WHAT IS ASKED
Write out nothing but the lines from the first line of the entries below through the line with "x2=alt.value(600), y=alt.value(-14), y2=alt.value(331))"; no pictures go in.

INPUT DATA
◆ ◆ ◆ ◆ ◆
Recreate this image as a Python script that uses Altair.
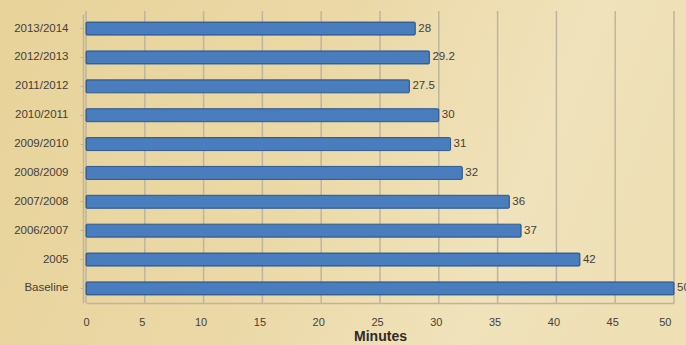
import altair as alt
import pandas as pd

categories = ["2013/2014", "2012/2013", "2011/2012", "2010/2011", "2009/2010",
              "2008/2009", "2007/2008", "2006/2007", "2005", "Baseline"]
minutes = [28, 29.2, 27.5, 30, 31, 32, 36, 37, 42, 50]
labels = ["28", "29.2", "27.5", "30", "31", "32", "36", "37", "42", "50"]
x_ticks = [0, 5, 10, 15, 20, 25, 30, 35, 40, 45, 50]

df = pd.DataFrame({"cat": categories, "val": minutes, "lab": labels})
grid_df = pd.DataFrame({"t": x_ticks})

FONT = "Liberation Sans"
TXT = "#45403a"
GRID = "#bfb59e"

bg = alt.Chart(pd.DataFrame({"a": [0]})).mark_rect(
    color=alt.LinearGradient(
        gradient="linear", x1=0, y1=0.2, x2=1, y2=0.4,
        stops=[alt.GradientStop(color="#e8d39b", offset=0),
               alt.GradientStop(color="#ebd8a6", offset=0.45),
               alt.GradientStop(color="#f0e2bb", offset=0.8),
               alt.GradientStop(color="#eedfb5", offset=1)]),
).encode(x=alt.value(-86), x2=alt.value(600), y=alt.value(-14), y2=alt.value(331))

xscale = alt.Scale(domain=[0, 50], nice=False)

grid = alt.Chart(grid_df).mark_rule(color=GRID, strokeWidth=1.5).encode(
    x=alt.X("t:Q", scale=xscale), y=alt.value(-3), y2=alt.value(289))

yenc = alt.Y("cat:N", sort=categories, title=None,
             scale=alt.Scale(paddingInner=0.55, paddingOuter=0.28),
             axis=alt.Axis(labelFont=FONT, labelFontSize=11.5, labelColor=TXT,
                           labelPadding=12, ticks=True, tickSize=3, tickColor=GRID,
                           domainColor=GRID, domainWidth=1.5, offset=3, zindex=1))
xenc = alt.X("val:Q", title="Minutes", scale=xscale,
             axis=alt.Axis(values=x_ticks, labelFont=FONT, labelFontSize=11,
                           labelColor=TXT, labelPadding=13, labelOffset=-3, tickSize=0,
                           grid=False, zindex=1,
                           domainColor=GRID, domainWidth=1.5,
                           titleFont=FONT, titleFontSize=14, titleFontWeight="bold",
                           titleColor="#2e2b26", titlePadding=2))

bars = alt.Chart(df).mark_bar(color="#4a7dbd", stroke="#2d5a93", strokeWidth=1,
                              cornerRadius=1, size=13).encode(x=xenc, y=yenc)
text = alt.Chart(df).mark_text(align="left", baseline="middle", dx=3, font=FONT,
                               fontSize=11.5, color=TXT).encode(
    x=alt.X("val:Q"), y=alt.Y("cat:N", sort=categories), text="lab:N")

chart = alt.layer(bg, grid, bars, text).properties(
    width=588, height=289,
    autosize=alt.AutoSizeParams(type="none"),
    padding={"left": 86, "top": 14, "right": 12, "bottom": 42},
    background="#ecd9a5",
).configure_view(stroke=None)

chart.save("out.html", embed_options={"renderer": "svg", "actions": False})
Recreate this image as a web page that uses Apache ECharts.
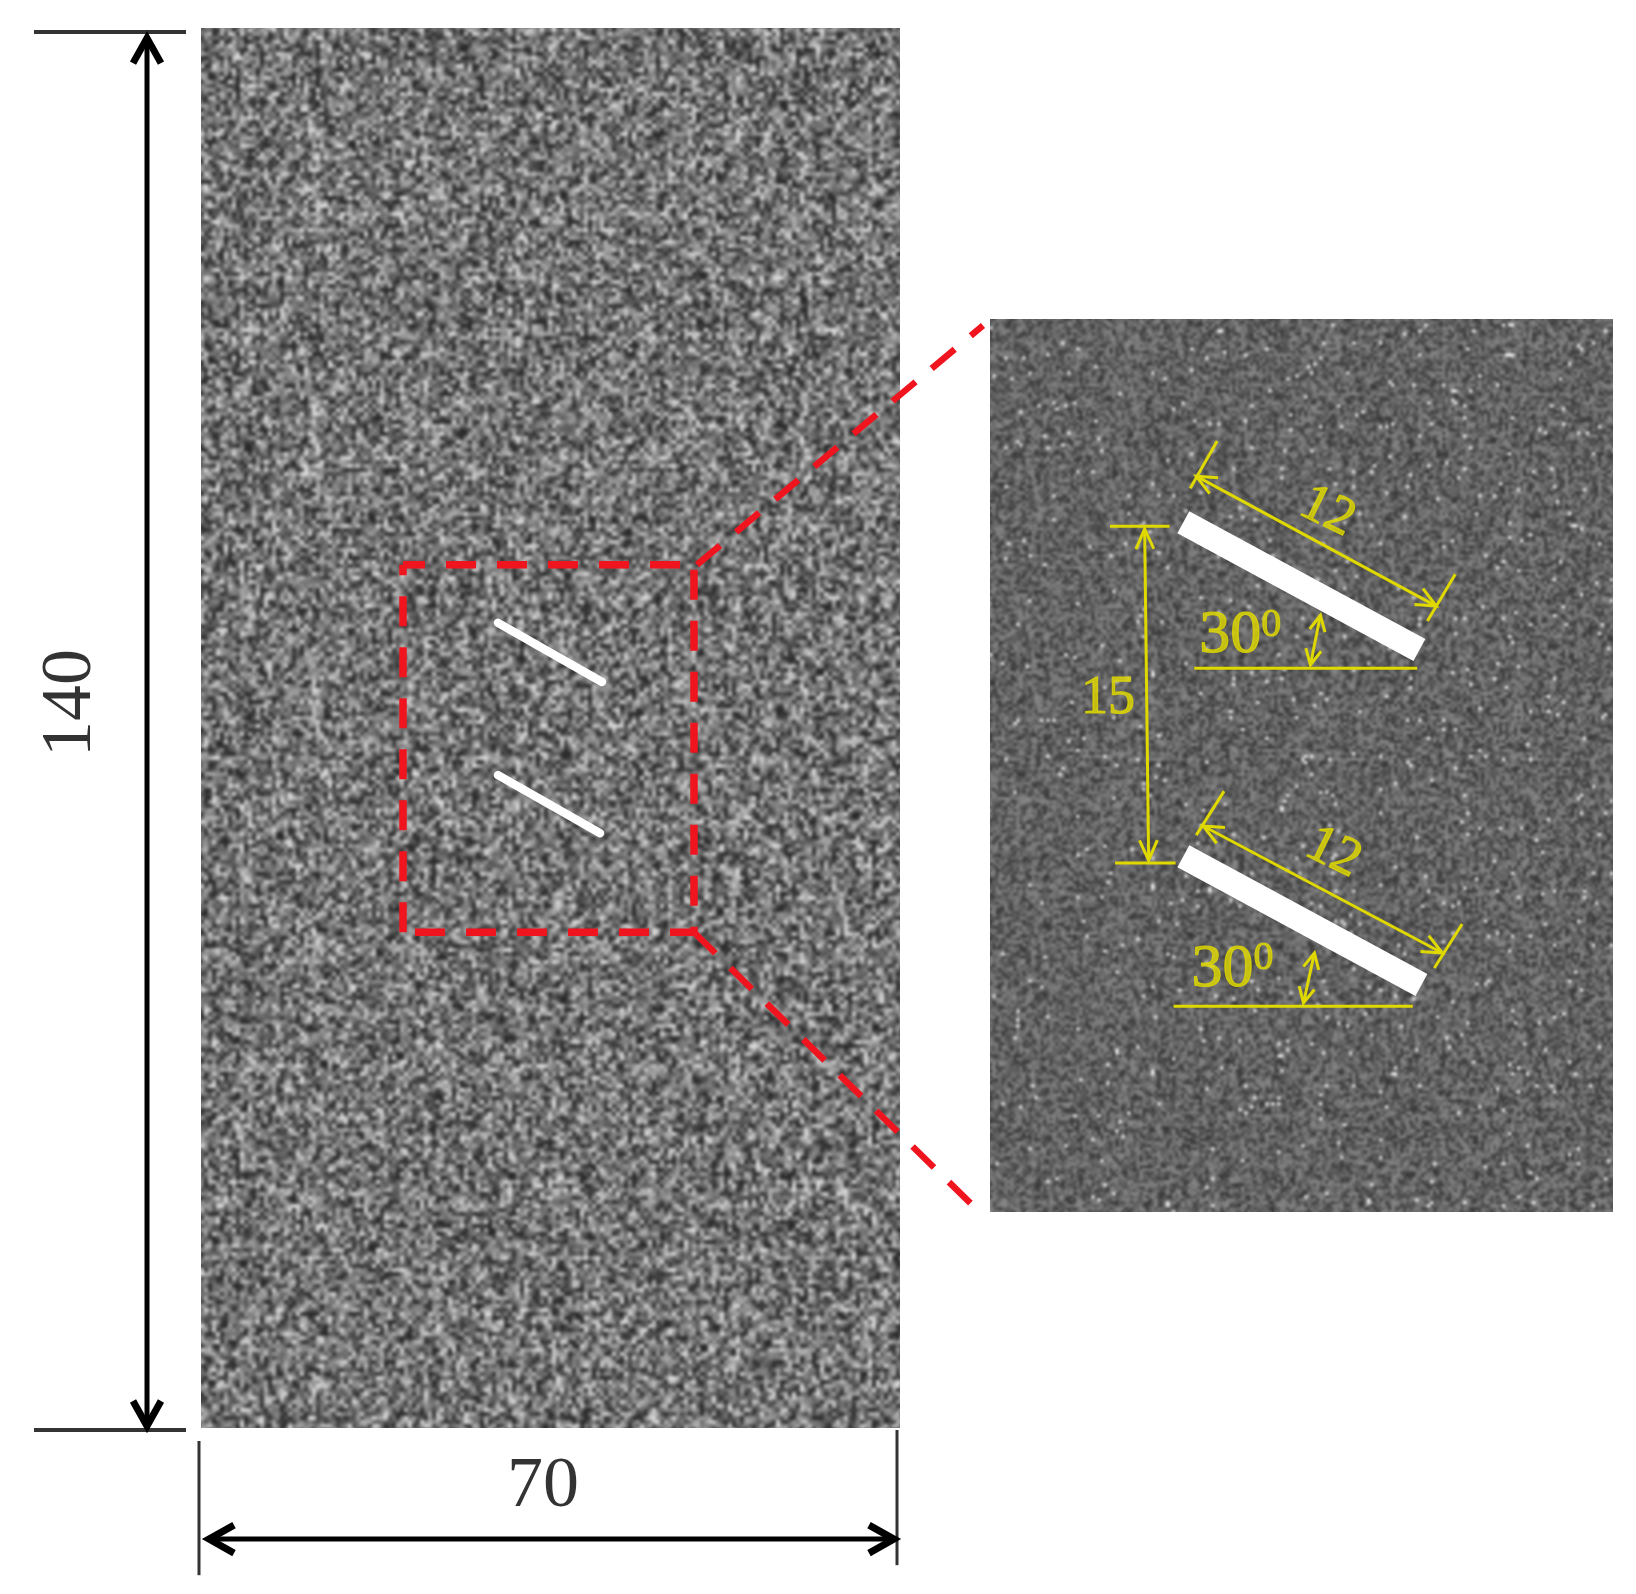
<!DOCTYPE html>
<html>
<head>
<meta charset="utf-8">
<style>
  html, body { margin: 0; background: #fff; }
  #chart { width: 1636px; height: 1594px; filter: blur(0.6px); }
</style>
<script src="https://cdn.jsdelivr.net/npm/echarts@6/dist/echarts.min.js"></script>
</head>
<body>
<div id="chart"></div>
<script>
// specimen outline, mm
const specimenRect = [[0, 0.2, 69.9, 140]];
// inset window, mm (zoomed view of the red box)
const insetRect = [[0, 0, 28, 40]];

// left view, mm
const crackUpper = [[29.7, 80.6], [40.1, 74.7]];
const crackLower = [[29.7, 65.4], [39.9, 59.6]];
const tickTop = [[-16.7, 139.6], [-1.5, 139.6]];
const tickBottom = [[-16.7, 0], [-1.5, 0]];
const tickLeft = [[-0.2, -1.1], [-0.2, -14.5]];
const tickRight = [[69.6, 0], [69.6, -13.5]];
const arrowHeight = [[-5.4, 139.0], [-5.4, 0.4]];
const arrowWidth = [[0.8, -10.9], [69.3, -10.9]];
const boxLeft = [[20.2, 49.7], [20.2, 86.4]];
const boxTop = [[20.2, 86.4], [49.3, 86.4]];
const boxRight = [[49.3, 86.4], [49.3, 49.7]];
const boxBottom = [[20.2, 49.7], [49.3, 49.7]];
const leaderUpper = [[49.6, 86.4], [78.2, 110.3]];
const leaderLower = [[49.3, 49.7], [77.3, 22.3]];

// inset view, mm
const insetCrackUpper = [[8.69, 30.9], [19.3, 25.17]];
const insetCrackLower = [[8.69, 15.94], [19.39, 10.17]];
const dimUpper = [[9.27, 32.96], [20.06, 27.14]];
const dimUpperTicks = [[[9.0, 32.42], [10.21, 34.53]], [[19.66, 26.47], [20.91, 28.57]]];
const dimLower = [[9.58, 17.29], [20.33, 11.6]];
const dimLowerTicks = [[[9.27, 16.88], [10.52, 18.85]], [[19.97, 10.93], [21.22, 12.9]]];
const dimGap = [[6.95, 30.6], [7.13, 15.75]];
const dimGapTicks = [[[5.39, 30.72], [8.07, 30.72]], [[5.62, 15.63], [8.34, 15.63]]];
const baseLines = [[[9.18, 24.36], [19.2, 24.36]], [[8.25, 9.22], [19.0, 9.22]]];
const angleArrows = [[[14.4, 24.5], [14.85, 26.73]], [[14.09, 9.36], [14.58, 11.6]]];

// text
const labelsMain = [[-13, 72.6, '140', 90], [34.2, -5.7, '70', 0]];
const labelsInsetDim = [[15.16, 31.35, '12', -26], [15.43, 16.08, '12', -26], [5.3, 23.0, '15', 0]];
const labelsInsetAngle = [[11.25, 25.8, '30', '0'], [10.9, 10.85, '30', '0']];

// gray digits for the particle texture of the two views, no meaning as data
const grainA = '3819402756192837465019283746501928374650918273645019283746509';
const grainB = '7205918364720591836472905183647205918364729051836407295183647205918';
const grainC = '14963728051496372805941637280514963728059416372805149637280594163728051';

function grainCanvas(width, height, cell, paint) {
  const small = document.createElement('canvas');
  small.width = Math.ceil(width / cell);
  small.height = Math.ceil(height / cell);
  const sc = small.getContext('2d');
  const img = sc.createImageData(small.width, small.height);
  for (let j = 0; j < small.height; j++) {
    for (let i = 0; i < small.width; i++) {
      // index grows with the square of the position so that no diagonal lattice shows
      const sum = +grainA[(i * i * 3 + j * j + i * j * 5 + j) % grainA.length] +
        +grainB[(i * i + j * j * 5 + i * j * 3 + i) % grainB.length] +
        +grainC[(i * i * 7 + j * j * 2 + i * j + i + j) % grainC.length];
      const g = paint(sum);
      const k = (j * small.width + i) * 4;
      img.data[k] = img.data[k + 1] = img.data[k + 2] = g;
      img.data[k + 3] = 255;
    }
  }
  sc.putImageData(img, 0, 0);
  const big = document.createElement('canvas');
  big.width = width;
  big.height = height;
  const bc = big.getContext('2d');
  bc.imageSmoothingEnabled = true;
  bc.filter = 'blur(1px)';
  bc.drawImage(small, 0, 0, width, height);
  return big;
}

const leftGrain = grainCanvas(1000, 1500, 4, s => Math.max(40, Math.min(225, 116 + (s - 13.5) * 11)));
const insetGrain = grainCanvas(1700, 1300, 3, s => s >= 25 ? 255 : Math.max(55, Math.min(135, 100 + (s - 13.5) * 6)));

function rectSeries(data, grain, axisIndex) {
  return {
    type: 'custom',
    xAxisIndex: axisIndex,
    yAxisIndex: axisIndex,
    data: data,
    encode: { x: [0, 2], y: [1, 3] },
    silent: true,
    z: 1,
    renderItem(params, api) {
      const a = api.coord([api.value(0), api.value(1)]);
      const b = api.coord([api.value(2), api.value(3)]);
      return {
        type: 'rect',
        shape: { x: a[0], y: b[1], width: b[0] - a[0], height: a[1] - b[1] },
        style: { fill: { image: grain, repeat: 'repeat' } }
      };
    }
  };
}

function line(points, color, width, axisIndex, extra) {
  return {
    type: 'line',
    xAxisIndex: axisIndex,
    yAxisIndex: axisIndex,
    data: points,
    showSymbol: false,
    symbol: 'none',
    silent: true,
    z: 2,
    lineStyle: Object.assign({ color: color, width: width, cap: 'butt', join: 'miter' }, extra)
  };
}

// open arrow head at points[end], as a barb - tip - barb polyline
function head(points, end, len, half) {
  const tip = points[end];
  const tail = points[end === 0 ? 1 : 0];
  const dx = tail[0] - tip[0];
  const dy = tail[1] - tip[1];
  const d = Math.hypot(dx, dy);
  const ux = dx / d;
  const uy = dy / d;
  return [
    [tip[0] + ux * len - uy * half, tip[1] + uy * len + ux * half],
    tip,
    [tip[0] + ux * len + uy * half, tip[1] + uy * len - ux * half]
  ];
}

function doubleArrow(points, color, width, axisIndex, len, half, headWidth) {
  return [
    line(points, color, width, axisIndex),
    line(head(points, 0, len, half), color, headWidth || width, axisIndex),
    line(head(points, 1, len, half), color, headWidth || width, axisIndex)
  ];
}

const RED = '#f0141e';
const YELLOW = '#e0d900';
const DARK = '#333';
const redDash = offset => ({ type: [30, 21], dashOffset: offset });

const series = [
  rectSeries(specimenRect, leftGrain, 0),
  rectSeries(insetRect, insetGrain, 1),

  line(crackUpper, '#fff', 8.5, 0, { cap: 'round' }),
  line(crackLower, '#fff', 8.5, 0, { cap: 'round' }),

  line(tickTop, DARK, 4, 0),
  line(tickBottom, DARK, 4, 0),
  line(tickLeft, DARK, 3, 0),
  line(tickRight, DARK, 3, 0),
  ...doubleArrow(arrowHeight, '#000', 5, 0, 2.5, 1.4, 7),
  ...doubleArrow(arrowWidth, '#000', 5, 0, 2.5, 1.4, 7),

  line(boxLeft, RED, 7.5, 0, redDash(0)),
  line(boxTop, RED, 7.5, 0, redDash(8)),
  line(boxRight, RED, 7.5, 0, redDash(46)),
  line(boxBottom, RED, 7.5, 0, redDash(39)),
  line(leaderUpper, RED, 6.5, 0, redDash(0)),
  line(leaderLower, RED, 6.5, 0, redDash(0)),

  line(insetCrackUpper, '#fff', 25, 1),
  line(insetCrackLower, '#fff', 25, 1),
  ...doubleArrow(dimUpper, YELLOW, 3, 1, 0.9, 0.4),
  ...doubleArrow(dimLower, YELLOW, 3, 1, 0.9, 0.4),
  ...doubleArrow(dimGap, YELLOW, 3, 1, 0.9, 0.4),
  ...angleArrows.flatMap(a => doubleArrow(a, YELLOW, 3, 1, 0.7, 0.35)),
  ...dimUpperTicks.concat(dimLowerTicks, dimGapTicks, baseLines).map(p => line(p, YELLOW, 3, 1)),

  {
    type: 'scatter',
    xAxisIndex: 0,
    yAxisIndex: 0,
    symbolSize: 0,
    silent: true,
    z: 3,
    data: labelsMain.map(d => ({
      value: [d[0], d[1]],
      label: { show: true, position: 'inside', formatter: d[2], rotate: d[3],
        fontFamily: 'Liberation Serif', fontSize: 72, color: '#000' }
    }))
  },
  {
    type: 'scatter',
    xAxisIndex: 1,
    yAxisIndex: 1,
    symbolSize: 0,
    silent: true,
    z: 3,
    data: labelsInsetDim.map(d => ({
      value: [d[0], d[1]],
      label: { show: true, position: 'inside', formatter: d[2], rotate: d[3],
        fontFamily: 'Liberation Serif', fontSize: 54, color: YELLOW,
        textBorderColor: YELLOW, textBorderWidth: 1.2 }
    })).concat(labelsInsetAngle.map(d => ({
      value: [d[0], d[1]],
      label: { show: true, position: 'inside', formatter: '{n|' + d[2] + '}{s|' + d[3] + '}',
        rich: {
          n: { fontFamily: 'Liberation Serif', fontSize: 62, color: YELLOW,
            textBorderColor: YELLOW, textBorderWidth: 1.2 },
          s: { fontFamily: 'Liberation Serif', fontSize: 40, color: YELLOW, verticalAlign: 'top',
            padding: [0, 0, 16, 0], textBorderColor: YELLOW, textBorderWidth: 1 }
        } }
    })))
  }
];

const chart = echarts.init(document.getElementById('chart'), null, { renderer: 'canvas' });
chart.setOption({
  animation: false,
  backgroundColor: '#fff',
  tooltip: { show: false },
  grid: [
    { left: 0, top: 0, width: 1636, height: 1594 },
    { left: 990, top: 319, width: 623, height: 893 }
  ],
  xAxis: [
    { type: 'value', gridIndex: 0, min: -20.1, max: 143.5, show: false },
    { type: 'value', gridIndex: 1, min: 0, max: 28, show: false }
  ],
  yAxis: [
    { type: 'value', gridIndex: 0, min: -16.38, max: 142.8, show: false },
    { type: 'value', gridIndex: 1, min: 0, max: 40, show: false }
  ],
  series: series
});
</script>
</body>
</html>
◆ ◆ ◆ ◆ ◆
SOLUTION TO THIS EXERCISE
Recreate this image as a Python script that uses Altair.
import altair as alt
import pandas as pd

categories = ["2013/2014", "2012/2013", "2011/2012", "2010/2011", "2009/2010",
              "2008/2009", "2007/2008", "2006/2007", "2005", "Baseline"]
minutes = [28, 29.2, 27.5, 30, 31, 32, 36, 37, 42, 50]
labels = ["28", "29.2", "27.5", "30", "31", "32", "36", "37", "42", "50"]
x_ticks = [0, 5, 10, 15, 20, 25, 30, 35, 40, 45, 50]

df = pd.DataFrame({"cat": categories, "val": minutes, "lab": labels})
grid_df = pd.DataFrame({"t": x_ticks})

FONT = "Liberation Sans"
TXT = "#45403a"
GRID = "#bfb59e"

bg = alt.Chart(pd.DataFrame({"a": [0]})).mark_rect(
    color=alt.LinearGradient(
        gradient="linear", x1=0, y1=0.2, x2=1, y2=0.4,
        stops=[alt.GradientStop(color="#e8d39b", offset=0),
               alt.GradientStop(color="#ebd8a6", offset=0.45),
               alt.GradientStop(color="#f0e2bb", offset=0.8),
               alt.GradientStop(color="#eedfb5", offset=1)]),
).encode(x=alt.value(-86), x2=alt.value(600), y=alt.value(-14), y2=alt.value(331))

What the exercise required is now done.